Edmonton Minute: Fringe Festival, Boulevard Gardening, and a River Valley Petition
Edmonton Minute - Your weekly one-minute summary of Edmonton politics
This Week In Edmonton:
- The Agenda Review Committee will meet on Tuesday at 8:30 am. Council will return from summer vacation on August 21st.
Tickets sales for the Edmonton International Fringe Theatre Festival are off to a strong start, and are selling quickly. There are too many acts to list, but a full schedule can be found online. Tickets for Fringe performances remain relatively accessible at between $9 and $18, plus a $3 fee. The Festival runs from August 17th to 27th.
- Due to Canadian government legislation, much of the news content we share and comment on is being blocked on Facebook. We’ll have more information about our future plans in the coming weeks, but in the meantime, be sure to follow us on Twitter and LinkedIn, where we’re still posting regularly.
Last Week In Edmonton:
- We launched a petition to Keep Ottawa Out Of Our River Valley. If you haven’t heard, the Urban Planning Committee voted to move ahead to the planning phase of establishing a National Urban Park in the River Valley. The federal government has been pushing Parks Canada to expand their role from "traditional" national parks, into national urban parks, in order to expand their influence. Council as a whole will be discussing this issue when they return from summer break, and we want to stop this proposal in its early stages. If you haven’t had a chance to sign the petition yet, you can do so here.
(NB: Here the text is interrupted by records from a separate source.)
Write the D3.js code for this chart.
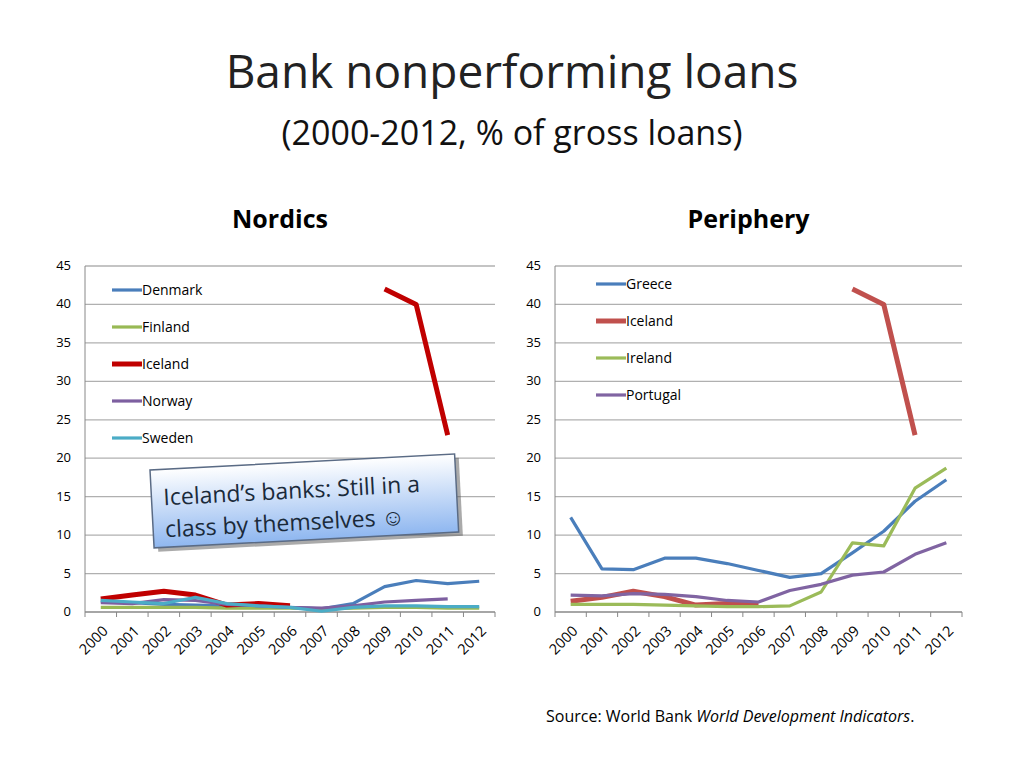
<!DOCTYPE html>
<html><head><meta charset="utf-8">
<script src="https://cdn.jsdelivr.net/npm/d3@7"></script>
<style>body{margin:0;background:#fff;font-family:"Open Sans",sans-serif}</style>
</head><body><div id="viz"></div>
<script>
// DATA
const years = ["2000","2001","2002","2003","2004","2005","2006","2007","2008","2009","2010","2011","2012"]
const yTicks = [0,5,10,15,20,25,30,35,40,45]
const denmark  = [1.4,1.2,1.0,0.9,0.8,0.7,0.6,0.4,1.1,3.3,4.1,3.7,4.0]
const finland  = [0.6,0.6,0.6,0.6,0.5,0.5,0.5,0.4,0.5,0.6,0.6,0.5,0.5]
const iceland  = [1.7,2.2,2.7,2.2,0.9,1.1,0.8,null,null,42,40,23,null]
const norway   = [1.2,1.1,1.6,1.5,1.0,0.8,0.6,0.5,0.8,1.3,1.5,1.7,null]
const sweden   = [1.5,1.3,1.1,1.9,1.1,0.8,0.6,0.1,0.6,0.8,0.8,0.7,0.7]
const greece   = [12.3,5.6,5.5,7.0,7.0,6.3,5.4,4.5,5.0,7.7,10.5,14.4,17.2]
const icelandP = [1.4,1.9,2.7,2.0,0.9,1.1,0.9,null,null,42,40,23,null]
const ireland  = [1.0,1.0,1.0,0.9,0.8,0.7,0.7,0.8,2.6,9.0,8.6,16.1,18.7]
const portugal = [2.2,2.1,2.4,2.3,2.0,1.5,1.3,2.8,3.6,4.8,5.2,7.5,9.0]

const nordics = [
  {name:"Denmark", values:denmark, color:"#4a7ebb", w:3.2},
  {name:"Finland", values:finland, color:"#98b954", w:3.2},
  {name:"Iceland", values:iceland, color:"#c00000", w:5},
  {name:"Norway",  values:norway,  color:"#7d5fa0", w:3.2},
  {name:"Sweden",  values:sweden,  color:"#4bacc6", w:3.2}]
const periphery = [
  {name:"Greece",   values:greece,   color:"#4a7ebb", w:3.2},
  {name:"Iceland",  values:icelandP, color:"#c0504d", w:5},
  {name:"Ireland",  values:ireland,  color:"#9bbb59", w:3.2},
  {name:"Portugal", values:portugal, color:"#8064a2", w:3.2}]

const svg = d3.select("#viz").append("svg").attr("width",1024).attr("height",768)

svg.append("text").attr("x",512).attr("y",88).attr("text-anchor","middle")
  .style("font-size","46px").style("fill","#222").text("Bank nonperforming loans")
svg.append("text").attr("x",512).attr("y",145).attr("text-anchor","middle")
  .style("font-size","34px").style("fill","#111").text("(2000-2012, % of gross loans)")

function drawChart(left, right, title, series, legY){
  const top = 266, bottom = 612
  const x = d3.scaleBand().domain(years).range([left,right])
  const y = d3.scaleLinear().domain([0,45]).range([bottom,top])
  const g = svg.append("g")
  g.append("text").attr("x",(left+right)/2-10).attr("y",228).attr("text-anchor","middle")
    .style("font-size","25px").style("font-weight","bold").text(title)
  g.selectAll(".grid").data(yTicks).join("line")
    .attr("x1",left).attr("x2",right).attr("y1",d=>y(d)).attr("y2",d=>y(d))
    .attr("stroke",d=>d===0?"#888":"#b0b0b0").attr("stroke-width",1.3)
  g.append("line").attr("x1",left).attr("x2",left).attr("y1",top).attr("y2",bottom).attr("stroke","#888")
  g.selectAll(".ylab").data(yTicks).join("text").attr("x",left-14).attr("y",d=>y(d)+4)
    .attr("text-anchor","end").style("font-size","13px").text(d=>d)
  g.selectAll(".tick").data(years.concat(["end"])).join("line")
    .attr("x1",(d,i)=>left+i*x.step()).attr("x2",(d,i)=>left+i*x.step())
    .attr("y1",bottom).attr("y2",bottom+5).attr("stroke","#888")
  g.selectAll(".xlab").data(years).join("text")
    .attr("transform",d=>`translate(${x(d)+x.bandwidth()/2+8},${bottom+20}) rotate(-45)`)
    .attr("text-anchor","end").style("font-size","14.5px").text(d=>d)
  const line = d3.line().defined(d=>d!=null)
    .x((d,i)=>x(years[i])+x.bandwidth()/2).y(d=>y(d))
  series.forEach(s=>{
    g.append("path").attr("d",line(s.values)).attr("fill","none")
      .attr("stroke",s.color).attr("stroke-width",s.w).attr("stroke-linejoin","round")
  })
  series.forEach((s,i)=>{
    const ly = legY[0]+i*legY[1]
    g.append("line").attr("x1",legY[2]).attr("x2",legY[2]+30).attr("y1",ly).attr("y2",ly)
      .attr("stroke",s.color).attr("stroke-width",s.w)
    g.append("text").attr("x",legY[2]+30).attr("y",ly+5).style("font-size","14px").text(s.name)
  })
}
drawChart(85,495,"Nordics",nordics,[290,37,112])
drawChart(555,962,"Periphery",periphery,[284,37,596])

// callout
const defs = svg.append("defs")
const grad = defs.append("linearGradient").attr("id","cg").attr("x1",0).attr("y1",0).attr("x2",0).attr("y2",1)
grad.append("stop").attr("offset","0%").attr("stop-color","#ffffff")
grad.append("stop").attr("offset","100%").attr("stop-color","#8fb7f0")
const c = svg.append("g").attr("transform","translate(150,470) rotate(-3)")
c.append("rect").attr("x",4).attr("y",4).attr("width",305).attr("height",78).attr("fill","#555").attr("opacity",0.5)
c.append("rect").attr("width",305).attr("height",78).attr("fill","url(#cg)").attr("stroke","#5a6b85").attr("stroke-width",1.5)
c.append("text").attr("x",12).attr("y",36).style("font-size","23px").style("fill","#1a2a3a").text("Iceland’s banks: Still in a")
c.append("text").attr("x",12).attr("y",68).style("font-size","23px").style("fill","#1a2a3a").text("class by themselves ☺")

svg.append("text").attr("x",546).attr("y",722).style("font-size","16px")
  .html('Source: World Bank <tspan font-style="italic">World Development Indicators</tspan>.')
</script></body></html>
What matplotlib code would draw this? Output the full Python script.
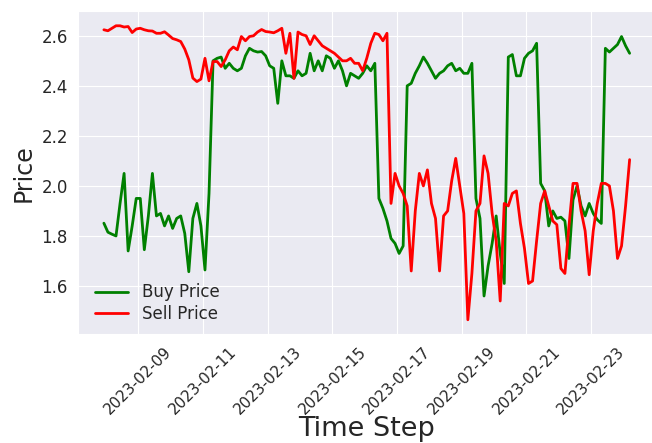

We’ll be personally presenting it to Council, so encourage your friends to sign too!
- The City has had 123 applications for the Residential Boulevard Gardening Program, a program that allows residents to create a garden space on the boulevard land in front of their house. The aim of the program, now in its second year, is to beautify neighbourhood streets. Many people have been gardening on this land, known as “boulevarding” for years, technically illegally. Now, there are two permit types available - an automatically approved low-impact permit, and another for more ambitious projects that include things like benches and raised flower beds. No one has applied for the more complicated program yet. Guess people don’t really want to take care of City property for free…
- The Alberta Indigenous Games kicked off, with 5,000 youth registered to participate. The first-ever Alberta Indigenous Games were held in Edmonton in 2011 and only 300 youth competed that first year. Now, the 10-day event is significantly larger, and roughly 20,000 people are expected to come to Edmonton to spectate and participate. While 92% of the athletes are from Alberta, the games are open to any Indigenous youth, so teams and athletes from Saskatchewan, Manitoba, Ontario, and Québec will be participating too. There are 18 sports represented, including some new additions this year like skateboarding and flag football. The Games run until August 19th.